By: Kelly Muensterman

On November 15, 2018, the United States Fourth Circuit Court of Appeals affirmed the decision of the Middle District of North Carolina in the case of Netter v. Barnes, et al, upholding dismissal of Netter’s case because her removal of other employees’ personnel files from the workplace is not “protected activity” and is a legitimate non-discriminatory reason for her termination.[1] A longtime employee of the Sheriff’s Department, Catherine Netter believed she was being discriminated against on account of her race and religion and removed several coworkers’ personnel files without permission, presumably “fishing” to determine whether said employees were being treated more favorably than her. Then, Netter copied the files and shared them with the Equal Employment Opportunity Commission (“EEOC”) when attempting to support her charge of discrimination. Eventually, Netter sued her employer for discrimination when she was passed over for a promotion. Netter (through her attorney) subsequently produced the files to the Sheriff in discovery. When deposed, Netter conceded that she had obtained the files as described above.

In response, the Sheriff’s Department terminated her employment, citing, in addition to violations of internal policy, Netter’s violation of N.C. Gen. Stat. § 153A–98, which imposes criminal penalties for reviewing or disseminating information in county personnel files without authorization. Netter amended her lawsuit to include a retaliation claim under Title VII’s “participation clause,” which protects “participat[ion] in any manner in an investigation, proceeding, or hearing…” 42 USC § 20000e-3(a). Netter argued that her theft of personnel files fell under the participation clause, and even conceded that her actions violated the law.

The Sheriff argued that any disclosure of information in violation of an employer confidentiality policy would fall outside of the scope of the participation clause, even if the employee had permission to access the information and disclosed it only to the EEOC in connection with a Title VII claim. The Court took a middle path, holding that the participation clause “does not protect a violation of a valid state law that poses no conflict with Title VII.”

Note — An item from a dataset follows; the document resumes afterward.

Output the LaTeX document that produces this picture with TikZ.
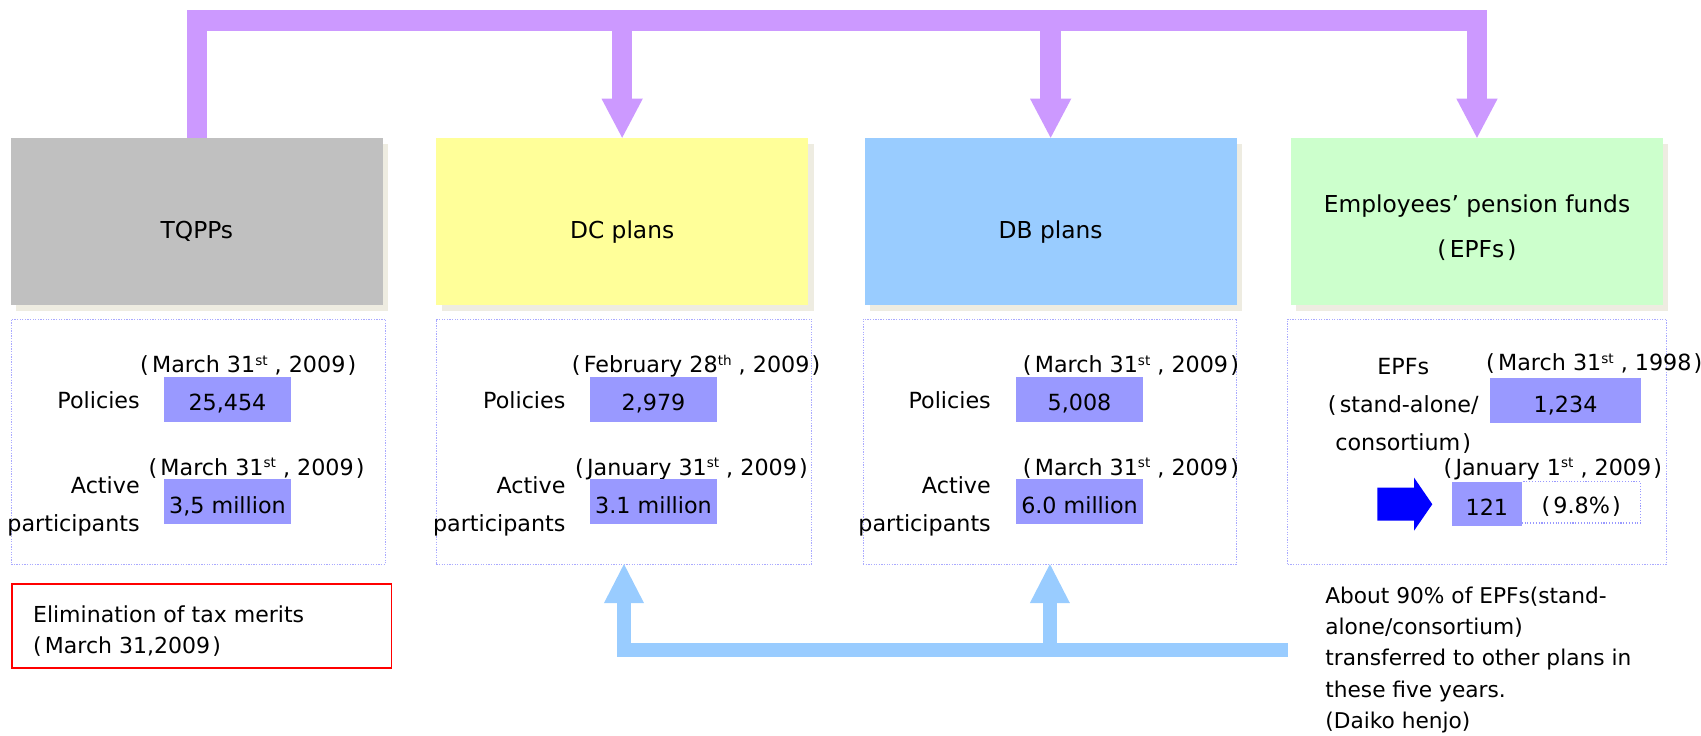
\documentclass[tikz,border=0pt]{standalone}
\usepackage{fontspec}
\setmainfont{DejaVu Sans}
\usetikzlibrary{calc,shadows}

\definecolor{shadowbeige}{HTML}{EEECE1}
\definecolor{tqgray}{HTML}{C0C0C0}
\definecolor{dcyellow}{HTML}{FFFF99}
\definecolor{dbblue}{HTML}{99CCFF}
\definecolor{epfgreen}{HTML}{CCFFCC}
\definecolor{plum}{HTML}{CC99FF}
\definecolor{valfill}{HTML}{9999FF}
\definecolor{infoline}{HTML}{AAAAFF}
\definecolor{skyarrow}{HTML}{99CCFF}
\definecolor{arrowblue}{HTML}{0000FF}

\newcommand\bodyfont{\fontsize{20.5}{35.3}\selectfont}
% date stamp: (Month day^suffix , year)
\newcommand\datestamp[3]{(\kern3pt#1\raisebox{7pt}{\fontsize{12.5}{12.5}\selectfont #2}\ ,\ #3\kern2pt)}

\begin{document}
\begin{tikzpicture}[x=1pt,y=-1pt,
  titlebox/.style={minimum width=343pt, minimum height=154pt, inner sep=0pt, outer sep=0pt,
    anchor=north west,
    general shadow={fill=shadowbeige, shadow xshift=5pt, shadow yshift=-5.5pt}},
  titletext/.style={font=\fontsize{21.5}{41.8}\selectfont, anchor=base, align=center, inner sep=0pt},
  infobox/.style={draw=infoline, line width=0.7pt, dash pattern=on 1.2pt off 1.2pt,
    anchor=north west, inner sep=0pt, outer sep=0pt, minimum height=226pt},
  valbox/.style={fill=valfill, inner sep=0pt, outer sep=0pt, anchor=north west,
    text height=21pt, text depth=0pt, font=\bodyfont},
  rowlabel/.style={font=\bodyfont, inner sep=0pt, anchor=base east, align=right},
  datelabel/.style={font=\bodyfont, inner sep=0pt, anchor=base west},
  plumbar/.style={draw=plum, line width=19pt, line join=miter},
  skybar/.style={draw=skyarrow, line width=13pt, line join=miter},
]
\useasboundingbox (0,0) rectangle (1568,678);

% ---------- plan boxes ----------
\node[titlebox, fill=tqgray]   (tq)  at (10,127)   {};
\node[titlebox, fill=dcyellow] (dc)  at (402,127)  {};
\node[titlebox, fill=dbblue]   (db)  at (797,127)  {};
\node[titlebox, fill=epfgreen] (epf) at (1190,127) {};

% (multi-line nodes sit on the baseline of their last line)
\node[titletext] (tqt)  at ($(tq.center)+(0,16)$)  {TQPPs};
\node[titletext] (dct)  at ($(dc.center)+(0,16)$)  {DC plans};
\node[titletext] (dbt)  at ($(db.center)+(0,16)$)  {DB plans};
\node[titletext] (epft) at ($(epf.center)+(0,33.5)$) {Employees’ pension funds\\(\kern3pt EPFs\kern3pt)};

% ---------- purple bracket from TQPPs to the other plans ----------
\coordinate (topbar) at (0,18.9);
\draw[plumbar] (tq.north) -- (tq.north |- topbar) -- (epf.north |- topbar) -- ($(epf.north)+(0,-35.5)$);
\draw[plumbar] (dc.north |- topbar) -- ($(dc.north)+(0,-35.5)$);
\draw[plumbar] (db.north |- topbar) -- ($(db.north)+(0,-35.5)$);
\fill[plum] (dc.north)  -- ++(-19,-36) -- ++(38,0) -- cycle;
\fill[plum] (db.north)  -- ++(-19,-36) -- ++(38,0) -- cycle;
\fill[plum] (epf.north) -- ++(-19,-36) -- ++(38,0) -- cycle;

% ---------- figure panels ----------
\node[infobox, minimum width=345pt]   (tqinfo)  at (10.4,294)  {};
\node[infobox, minimum width=346pt]   (dcinfo)  at (402.2,294) {};
\node[infobox, minimum width=344.4pt] (dbinfo)  at (795.6,294) {};
\node[infobox, minimum width=349.4pt] (epfinfo) at (1187,294)  {};

% TQPPs
\node[datelabel] (tqd1) at (129,343.5)   {\datestamp{March 31}{st}{2009}};
\node[valbox, minimum width=117pt, minimum height=41pt]   (tqv1) at (151.2,347.8) {25,454};
\node[rowlabel] (tql1) at (129,376.4) {Policies};
\node[datelabel] (tqd2) at (136.7,437.9) {\datestamp{March 31}{st}{2009}};
\node[valbox, minimum width=117pt, minimum height=41.7pt] (tqv2) at (151.2,441.6) {3,5 million};
\node[rowlabel] (tql2) at (129,490) {Active\\participants};

% DC plans
\node[datelabel] (dcd1) at (527,343.5)   {\datestamp{February 28}{th}{2009}};
\node[valbox, minimum width=117pt, minimum height=41pt]   (dcv1) at (543.9,347.8) {2,979};
\node[rowlabel] (dcl1) at (521.4,376.4) {Policies};
\node[datelabel] (dcd2) at (530,437.9)   {\datestamp{January 31}{st}{2009}};
\node[valbox, minimum width=117pt, minimum height=41.7pt] (dcv2) at (543.9,441.6) {3.1 million};
\node[rowlabel] (dcl2) at (521.4,490) {Active\\participants};

% DB plans
\node[datelabel] (dbd1) at (942.7,343.5) {\datestamp{March 31}{st}{2009}};
\node[valbox, minimum width=117pt, minimum height=41pt]   (dbv1) at (936.6,347.8) {5,008};
\node[rowlabel] (dbl1) at (913.5,376.4) {Policies};
\node[datelabel] (dbd2) at (942.7,437.9) {\datestamp{March 31}{st}{2009}};
\node[valbox, minimum width=117pt, minimum height=41.7pt] (dbv2) at (936.6,441.6) {6.0 million};
\node[rowlabel] (dbl2) at (913.5,490) {Active\\participants};

% EPFs
\node[font=\bodyfont, inner sep=0pt, anchor=base, align=center] (epfl) at (1293.5,415.4)
  {EPFs\\(\kern3pt stand-alone/\\consortium\kern2pt)};
\node[datelabel] (epfd1) at (1369.8,341.7) {\datestamp{March 31}{st}{1998}};
\node[valbox, minimum width=139.1pt, minimum height=41.4pt] (epfv1) at (1373.6,348.8) {1,234};
\node[datelabel] (epfd2) at (1330.5,437.9) {\datestamp{January 1}{st}{2009}};
\node[draw=valfill, line width=1.2pt, dash pattern=on 1pt off 1.6pt, inner sep=0pt, outer sep=0pt,
  anchor=north west, minimum width=109.7pt, minimum height=38pt,
  text height=21pt, text depth=0pt, font=\bodyfont] (epfpct) at (1402.7,444) {(\kern3pt 9.8\%\kern2pt)};
\node[valbox, minimum width=64.2pt, minimum height=40.6pt] (epfv2) at (1338.5,444) {121};
\fill[arrowblue] (1269.7,449.6) -- (1303.5,449.6) -- (1303.5,440.3) -- (1320.3,464.8)
  -- (1303.5,489.2) -- (1303.5,480) -- (1269.7,480) -- cycle;

% ---------- tax merit note ----------
\node[draw=red, line width=1.8pt, inner sep=0pt, outer sep=0pt, anchor=north west,
  minimum width=349.7pt, minimum height=77.5pt] (elim) at (11.2,538.6) {};
\node[font=\fontsize{20.3}{28.6}\selectfont, inner sep=0pt, anchor=base west, align=left] (elimt)
  at (30.3,602.3) {Elimination of tax merits\\(\kern3pt March 31,2009\kern2pt)};

% ---------- light blue bracket: EPF transfers ----------
\coordinate (lowbar) at (0,598.8);
\draw[skybar] (epfinfo.south west |- lowbar) -- (dcinfo.south |- lowbar) -- ($(dcinfo.south)+(0,35.5)$);
\draw[skybar] (dbinfo.south |- lowbar) -- ($(dbinfo.south)+(0,35.5)$);
\fill[skyarrow] (dcinfo.south) -- ++(-18.5,36) -- ++(37,0) -- cycle;
\fill[skyarrow] (dbinfo.south) -- ++(-18.5,36) -- ++(37,0) -- cycle;

\node[font=\fontsize{20}{28.85}\selectfont, inner sep=0pt, anchor=base west, align=left] (transfer)
  at (1221.5,671.4) {About 90\% of EPFs(stand-\\alone/consortium)\\transferred to other plans in\\these five years.\\(Daiko henjo)};
\end{tikzpicture}
\end{document}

The Court did leave some breadcrumbs regarding the types of laws that could conceivably conflict with Title VII. Specifically, the Court noted in dicta the importance of personnel files to show evidence of disparate treatment. One can imagine that courts might take a closer look at a state law that, for instance, placed limits on the ability of the EEOC (or a corresponding state agency) to seek the information contained in personnel files. In any case, employers should ensure that access to personnel files and other confidential information is strictly monitored.